また第4章は日本本国だけでなく植民地についても「このような歴史的過程は、植民地に組み込まれた社会にもはかりしれない影響を引き起こした。戦前戦後の朝鮮(韓国)と台湾の政治体制には大きな断絶があるにもかかわらず、図4.6の右側に見られるように、対外経済関係には強い連続性がよみとれる。1950年代後半韓国と台湾の輸入品の構成は、1940年代とほとんど同じものであった。同時期の東南アジア諸国では、圧倒的に最終消費財を輸入していたのに対し、韓国と台湾では機械類と原材料の比率が極めて高かった。つまり、国内において工業生産が連続的に稼働していた。そして、両国ともNICs(新興工業国)化現象が起こるよりも10年早く1950年代末から工業製品輸出の比率を急速に高めていた。日本帝国としての資本主義発展は、そこに組み込んだ社会をも資本主義に編成替えしていたのである」と述べています。
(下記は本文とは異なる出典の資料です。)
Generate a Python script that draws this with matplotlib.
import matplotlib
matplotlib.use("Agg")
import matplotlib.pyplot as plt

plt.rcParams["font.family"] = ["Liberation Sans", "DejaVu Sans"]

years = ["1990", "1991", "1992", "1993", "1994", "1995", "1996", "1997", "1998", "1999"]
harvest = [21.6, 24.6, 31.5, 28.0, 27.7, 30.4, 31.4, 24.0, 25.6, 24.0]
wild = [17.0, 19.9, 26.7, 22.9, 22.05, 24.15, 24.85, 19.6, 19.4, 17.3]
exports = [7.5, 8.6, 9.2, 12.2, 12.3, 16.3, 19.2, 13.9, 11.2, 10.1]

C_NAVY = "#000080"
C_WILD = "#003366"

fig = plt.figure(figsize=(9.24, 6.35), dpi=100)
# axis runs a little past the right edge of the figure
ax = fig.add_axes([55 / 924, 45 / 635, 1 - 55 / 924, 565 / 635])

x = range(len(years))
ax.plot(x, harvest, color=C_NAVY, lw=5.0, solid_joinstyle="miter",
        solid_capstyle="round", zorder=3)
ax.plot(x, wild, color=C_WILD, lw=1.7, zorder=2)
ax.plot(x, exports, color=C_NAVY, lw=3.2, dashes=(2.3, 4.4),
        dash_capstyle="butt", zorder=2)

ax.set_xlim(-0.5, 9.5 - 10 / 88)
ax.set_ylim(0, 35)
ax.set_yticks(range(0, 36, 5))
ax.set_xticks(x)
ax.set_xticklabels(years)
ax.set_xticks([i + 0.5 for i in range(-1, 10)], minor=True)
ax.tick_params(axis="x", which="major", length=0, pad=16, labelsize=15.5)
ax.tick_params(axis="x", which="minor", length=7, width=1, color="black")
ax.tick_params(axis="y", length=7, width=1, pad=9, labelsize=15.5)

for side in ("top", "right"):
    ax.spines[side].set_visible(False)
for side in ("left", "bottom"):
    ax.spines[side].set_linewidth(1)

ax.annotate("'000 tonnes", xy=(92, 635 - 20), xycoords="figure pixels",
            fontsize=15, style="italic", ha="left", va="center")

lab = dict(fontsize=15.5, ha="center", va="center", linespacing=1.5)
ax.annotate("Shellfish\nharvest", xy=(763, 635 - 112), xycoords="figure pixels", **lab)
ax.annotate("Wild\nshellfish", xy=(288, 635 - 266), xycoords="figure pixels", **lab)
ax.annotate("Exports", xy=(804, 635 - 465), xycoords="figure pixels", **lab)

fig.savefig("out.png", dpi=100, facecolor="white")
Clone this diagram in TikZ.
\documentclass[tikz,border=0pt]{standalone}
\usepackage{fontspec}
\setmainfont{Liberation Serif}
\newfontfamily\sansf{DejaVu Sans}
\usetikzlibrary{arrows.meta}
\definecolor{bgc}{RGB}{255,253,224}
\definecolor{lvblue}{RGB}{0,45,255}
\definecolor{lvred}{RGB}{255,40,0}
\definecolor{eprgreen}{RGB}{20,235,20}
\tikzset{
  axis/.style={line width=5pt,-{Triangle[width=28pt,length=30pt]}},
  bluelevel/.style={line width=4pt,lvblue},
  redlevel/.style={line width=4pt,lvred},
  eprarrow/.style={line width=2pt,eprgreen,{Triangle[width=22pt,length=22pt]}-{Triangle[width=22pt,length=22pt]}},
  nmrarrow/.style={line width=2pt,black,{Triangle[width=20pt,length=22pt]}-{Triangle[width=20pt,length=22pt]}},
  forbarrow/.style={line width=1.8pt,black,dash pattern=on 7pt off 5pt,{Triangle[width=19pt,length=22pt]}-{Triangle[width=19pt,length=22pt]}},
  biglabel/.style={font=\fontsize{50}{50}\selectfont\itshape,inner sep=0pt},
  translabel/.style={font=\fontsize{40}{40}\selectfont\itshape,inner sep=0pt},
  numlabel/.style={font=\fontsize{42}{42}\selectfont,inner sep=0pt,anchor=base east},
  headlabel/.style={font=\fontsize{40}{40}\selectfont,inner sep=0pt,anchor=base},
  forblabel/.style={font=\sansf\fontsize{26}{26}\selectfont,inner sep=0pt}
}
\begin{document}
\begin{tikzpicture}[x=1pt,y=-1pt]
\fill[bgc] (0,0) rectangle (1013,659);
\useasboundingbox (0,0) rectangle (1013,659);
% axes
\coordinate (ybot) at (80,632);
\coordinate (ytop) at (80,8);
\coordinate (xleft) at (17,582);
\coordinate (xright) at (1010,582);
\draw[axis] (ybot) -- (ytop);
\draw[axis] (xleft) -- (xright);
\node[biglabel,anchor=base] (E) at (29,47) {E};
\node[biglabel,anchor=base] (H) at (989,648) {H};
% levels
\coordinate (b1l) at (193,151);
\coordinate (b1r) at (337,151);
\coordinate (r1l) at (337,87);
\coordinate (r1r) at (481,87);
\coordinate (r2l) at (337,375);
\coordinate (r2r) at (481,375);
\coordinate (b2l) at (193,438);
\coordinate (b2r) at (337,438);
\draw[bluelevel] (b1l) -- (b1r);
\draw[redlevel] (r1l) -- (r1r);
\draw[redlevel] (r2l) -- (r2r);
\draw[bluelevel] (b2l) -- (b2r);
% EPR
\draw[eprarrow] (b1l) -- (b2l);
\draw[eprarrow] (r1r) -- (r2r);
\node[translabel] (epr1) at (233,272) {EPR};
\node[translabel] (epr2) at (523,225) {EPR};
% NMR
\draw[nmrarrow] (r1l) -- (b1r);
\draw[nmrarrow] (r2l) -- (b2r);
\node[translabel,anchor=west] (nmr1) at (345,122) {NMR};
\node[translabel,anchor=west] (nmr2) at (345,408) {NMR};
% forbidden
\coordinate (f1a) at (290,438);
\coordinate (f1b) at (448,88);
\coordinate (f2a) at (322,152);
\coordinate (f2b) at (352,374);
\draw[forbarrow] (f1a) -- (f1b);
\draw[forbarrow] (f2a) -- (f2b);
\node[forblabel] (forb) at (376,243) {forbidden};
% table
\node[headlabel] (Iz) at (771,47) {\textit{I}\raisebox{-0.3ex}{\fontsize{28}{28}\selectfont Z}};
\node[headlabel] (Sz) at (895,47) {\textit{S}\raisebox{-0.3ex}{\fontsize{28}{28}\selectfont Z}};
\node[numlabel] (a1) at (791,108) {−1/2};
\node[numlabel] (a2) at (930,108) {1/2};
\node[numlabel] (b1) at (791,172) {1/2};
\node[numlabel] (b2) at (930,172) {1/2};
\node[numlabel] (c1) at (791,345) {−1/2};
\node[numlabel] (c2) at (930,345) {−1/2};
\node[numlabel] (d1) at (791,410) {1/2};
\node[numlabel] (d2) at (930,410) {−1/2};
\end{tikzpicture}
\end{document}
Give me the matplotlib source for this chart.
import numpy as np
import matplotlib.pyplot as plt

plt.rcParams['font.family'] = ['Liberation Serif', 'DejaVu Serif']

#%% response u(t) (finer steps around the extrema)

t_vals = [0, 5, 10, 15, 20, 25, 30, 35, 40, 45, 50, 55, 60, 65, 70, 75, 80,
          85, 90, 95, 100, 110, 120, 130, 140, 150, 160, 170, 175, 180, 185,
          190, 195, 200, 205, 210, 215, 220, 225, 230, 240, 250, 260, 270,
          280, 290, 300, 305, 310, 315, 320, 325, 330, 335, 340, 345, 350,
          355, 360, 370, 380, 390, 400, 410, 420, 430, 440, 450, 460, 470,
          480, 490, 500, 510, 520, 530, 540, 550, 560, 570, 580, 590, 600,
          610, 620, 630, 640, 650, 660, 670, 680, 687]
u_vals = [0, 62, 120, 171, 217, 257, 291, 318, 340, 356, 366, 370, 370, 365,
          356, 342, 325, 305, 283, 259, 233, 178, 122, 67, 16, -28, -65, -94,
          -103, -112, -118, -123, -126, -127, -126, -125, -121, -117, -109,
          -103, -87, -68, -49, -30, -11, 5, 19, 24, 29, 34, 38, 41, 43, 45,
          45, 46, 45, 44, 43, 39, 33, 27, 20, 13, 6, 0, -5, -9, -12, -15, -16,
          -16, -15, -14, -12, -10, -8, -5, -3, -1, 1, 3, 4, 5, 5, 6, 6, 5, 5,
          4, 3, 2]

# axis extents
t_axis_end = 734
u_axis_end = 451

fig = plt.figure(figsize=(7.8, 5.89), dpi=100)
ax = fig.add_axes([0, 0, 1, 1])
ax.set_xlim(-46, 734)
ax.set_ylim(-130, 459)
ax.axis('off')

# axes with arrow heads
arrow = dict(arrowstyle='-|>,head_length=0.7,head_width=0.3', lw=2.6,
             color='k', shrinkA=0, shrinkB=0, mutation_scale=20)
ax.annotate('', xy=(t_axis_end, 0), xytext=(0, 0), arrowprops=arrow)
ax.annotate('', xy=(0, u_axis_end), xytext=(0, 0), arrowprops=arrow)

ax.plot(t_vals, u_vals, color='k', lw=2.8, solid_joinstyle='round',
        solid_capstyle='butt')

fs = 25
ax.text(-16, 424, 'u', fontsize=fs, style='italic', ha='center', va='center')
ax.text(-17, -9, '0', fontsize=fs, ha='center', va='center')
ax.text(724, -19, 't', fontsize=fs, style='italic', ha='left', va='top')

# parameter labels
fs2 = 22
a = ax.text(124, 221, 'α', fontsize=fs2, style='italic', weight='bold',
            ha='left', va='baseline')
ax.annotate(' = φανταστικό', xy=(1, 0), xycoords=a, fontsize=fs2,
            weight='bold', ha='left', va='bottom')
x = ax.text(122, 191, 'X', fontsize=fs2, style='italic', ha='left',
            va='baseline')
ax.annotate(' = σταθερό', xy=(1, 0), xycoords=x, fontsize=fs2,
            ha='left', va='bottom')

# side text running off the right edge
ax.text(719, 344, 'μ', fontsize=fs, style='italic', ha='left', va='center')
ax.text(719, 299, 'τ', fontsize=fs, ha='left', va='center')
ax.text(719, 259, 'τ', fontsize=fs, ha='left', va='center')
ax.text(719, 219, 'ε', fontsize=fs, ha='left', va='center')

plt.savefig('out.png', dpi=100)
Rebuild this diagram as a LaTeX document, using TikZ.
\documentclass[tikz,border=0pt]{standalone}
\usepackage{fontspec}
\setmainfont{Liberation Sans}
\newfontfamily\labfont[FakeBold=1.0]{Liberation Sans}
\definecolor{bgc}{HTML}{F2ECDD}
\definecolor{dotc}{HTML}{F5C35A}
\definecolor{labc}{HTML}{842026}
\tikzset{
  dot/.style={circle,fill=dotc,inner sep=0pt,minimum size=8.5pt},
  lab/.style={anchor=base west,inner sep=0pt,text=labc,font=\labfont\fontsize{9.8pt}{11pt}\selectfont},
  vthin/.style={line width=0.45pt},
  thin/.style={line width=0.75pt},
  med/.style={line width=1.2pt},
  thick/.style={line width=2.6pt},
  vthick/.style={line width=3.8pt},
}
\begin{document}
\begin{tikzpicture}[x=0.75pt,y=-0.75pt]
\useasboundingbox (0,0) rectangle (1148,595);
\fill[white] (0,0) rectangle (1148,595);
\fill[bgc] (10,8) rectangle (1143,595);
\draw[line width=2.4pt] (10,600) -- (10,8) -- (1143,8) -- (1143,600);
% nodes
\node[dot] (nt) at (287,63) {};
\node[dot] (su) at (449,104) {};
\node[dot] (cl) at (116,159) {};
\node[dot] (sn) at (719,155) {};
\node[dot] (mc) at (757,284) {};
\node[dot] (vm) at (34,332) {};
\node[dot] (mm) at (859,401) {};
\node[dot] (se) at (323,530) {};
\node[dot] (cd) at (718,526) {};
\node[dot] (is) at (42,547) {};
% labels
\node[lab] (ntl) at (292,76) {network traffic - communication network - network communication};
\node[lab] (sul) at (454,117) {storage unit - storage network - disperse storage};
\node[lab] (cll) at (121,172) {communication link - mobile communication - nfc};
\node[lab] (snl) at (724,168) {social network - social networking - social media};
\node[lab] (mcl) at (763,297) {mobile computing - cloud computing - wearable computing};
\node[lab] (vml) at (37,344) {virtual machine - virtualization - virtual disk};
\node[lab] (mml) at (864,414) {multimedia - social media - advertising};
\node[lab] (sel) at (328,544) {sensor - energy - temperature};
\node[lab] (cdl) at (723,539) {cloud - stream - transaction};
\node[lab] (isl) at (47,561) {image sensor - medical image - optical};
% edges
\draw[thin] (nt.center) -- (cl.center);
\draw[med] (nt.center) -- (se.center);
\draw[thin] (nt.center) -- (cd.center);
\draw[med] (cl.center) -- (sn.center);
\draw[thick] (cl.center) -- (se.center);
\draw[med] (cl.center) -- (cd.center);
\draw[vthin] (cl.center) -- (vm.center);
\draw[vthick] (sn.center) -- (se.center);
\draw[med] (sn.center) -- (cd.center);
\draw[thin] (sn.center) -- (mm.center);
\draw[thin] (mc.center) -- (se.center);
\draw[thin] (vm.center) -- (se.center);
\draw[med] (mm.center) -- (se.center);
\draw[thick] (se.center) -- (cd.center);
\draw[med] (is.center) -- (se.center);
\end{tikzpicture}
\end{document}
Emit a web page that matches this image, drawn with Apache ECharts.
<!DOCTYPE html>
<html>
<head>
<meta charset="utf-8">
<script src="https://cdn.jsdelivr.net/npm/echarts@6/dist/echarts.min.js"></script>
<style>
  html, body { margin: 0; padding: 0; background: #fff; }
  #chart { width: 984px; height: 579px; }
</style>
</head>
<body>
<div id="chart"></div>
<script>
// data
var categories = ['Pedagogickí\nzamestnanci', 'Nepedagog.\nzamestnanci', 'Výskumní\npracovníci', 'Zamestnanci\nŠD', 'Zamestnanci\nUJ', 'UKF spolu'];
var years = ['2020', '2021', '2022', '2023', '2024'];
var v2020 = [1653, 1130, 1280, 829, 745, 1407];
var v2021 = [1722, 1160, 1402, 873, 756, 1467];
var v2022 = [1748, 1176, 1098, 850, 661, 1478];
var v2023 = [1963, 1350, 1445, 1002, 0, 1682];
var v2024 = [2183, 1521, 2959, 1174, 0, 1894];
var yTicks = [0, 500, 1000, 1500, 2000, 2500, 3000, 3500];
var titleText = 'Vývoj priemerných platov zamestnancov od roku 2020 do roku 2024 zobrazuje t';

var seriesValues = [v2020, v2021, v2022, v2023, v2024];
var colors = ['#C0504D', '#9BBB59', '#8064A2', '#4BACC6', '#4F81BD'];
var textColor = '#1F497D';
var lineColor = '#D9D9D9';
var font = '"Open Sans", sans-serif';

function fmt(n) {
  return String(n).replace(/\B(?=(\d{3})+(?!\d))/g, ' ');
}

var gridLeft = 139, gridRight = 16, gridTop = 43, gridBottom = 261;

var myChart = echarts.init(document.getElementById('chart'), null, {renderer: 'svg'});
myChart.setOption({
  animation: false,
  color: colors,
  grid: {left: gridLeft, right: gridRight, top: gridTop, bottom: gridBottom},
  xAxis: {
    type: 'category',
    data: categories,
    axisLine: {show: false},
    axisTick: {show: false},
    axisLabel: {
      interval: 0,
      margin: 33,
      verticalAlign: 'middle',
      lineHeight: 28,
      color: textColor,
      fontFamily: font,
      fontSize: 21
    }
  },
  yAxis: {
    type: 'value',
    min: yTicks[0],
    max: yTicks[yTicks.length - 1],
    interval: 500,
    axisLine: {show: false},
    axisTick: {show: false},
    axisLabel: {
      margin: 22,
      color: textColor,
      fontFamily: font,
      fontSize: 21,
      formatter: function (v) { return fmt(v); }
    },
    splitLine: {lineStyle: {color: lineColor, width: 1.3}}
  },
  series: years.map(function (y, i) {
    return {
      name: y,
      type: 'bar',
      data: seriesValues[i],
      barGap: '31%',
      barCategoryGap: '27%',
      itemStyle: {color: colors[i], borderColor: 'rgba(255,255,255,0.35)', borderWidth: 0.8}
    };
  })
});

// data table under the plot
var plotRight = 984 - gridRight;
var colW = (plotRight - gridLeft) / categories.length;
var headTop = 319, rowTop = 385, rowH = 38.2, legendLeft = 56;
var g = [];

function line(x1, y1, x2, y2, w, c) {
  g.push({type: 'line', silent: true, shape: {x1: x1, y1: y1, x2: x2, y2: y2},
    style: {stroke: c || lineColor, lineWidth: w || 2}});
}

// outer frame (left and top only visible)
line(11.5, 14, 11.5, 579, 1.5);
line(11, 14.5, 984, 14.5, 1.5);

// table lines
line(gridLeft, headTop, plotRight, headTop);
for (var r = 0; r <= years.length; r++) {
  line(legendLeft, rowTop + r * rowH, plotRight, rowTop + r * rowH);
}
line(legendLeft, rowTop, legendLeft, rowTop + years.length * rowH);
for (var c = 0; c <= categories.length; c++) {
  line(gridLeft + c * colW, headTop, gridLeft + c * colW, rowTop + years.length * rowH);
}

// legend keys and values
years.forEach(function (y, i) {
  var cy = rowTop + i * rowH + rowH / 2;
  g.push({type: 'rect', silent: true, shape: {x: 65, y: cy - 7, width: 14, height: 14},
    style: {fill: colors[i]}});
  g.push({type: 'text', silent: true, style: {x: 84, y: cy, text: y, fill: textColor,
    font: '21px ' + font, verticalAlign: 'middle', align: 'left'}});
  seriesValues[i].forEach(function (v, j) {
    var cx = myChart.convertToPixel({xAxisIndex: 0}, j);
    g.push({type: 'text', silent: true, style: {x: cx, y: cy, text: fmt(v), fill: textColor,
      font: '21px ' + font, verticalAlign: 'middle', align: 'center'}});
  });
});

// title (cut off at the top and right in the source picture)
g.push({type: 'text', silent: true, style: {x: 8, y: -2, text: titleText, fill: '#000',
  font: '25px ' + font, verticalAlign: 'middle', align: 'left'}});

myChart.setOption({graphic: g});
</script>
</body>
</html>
図4.6というのは台湾と朝鮮・韓国輸入における消費財と生産財の比率のグラフですが、たしかに消費財の輸入が減少し生産財の輸入が増加するトレンドが両国にみられ、しかもそのトレンドは第二次大戦をはさむ前後でほぼ同じ趨勢線上にあります。とても魅力的な主張ですしグラフも確かにこの主張を支持しているように見えますが、これに対しては植民地近代化論だといってむきになって反論する人もたくさんいそうですね。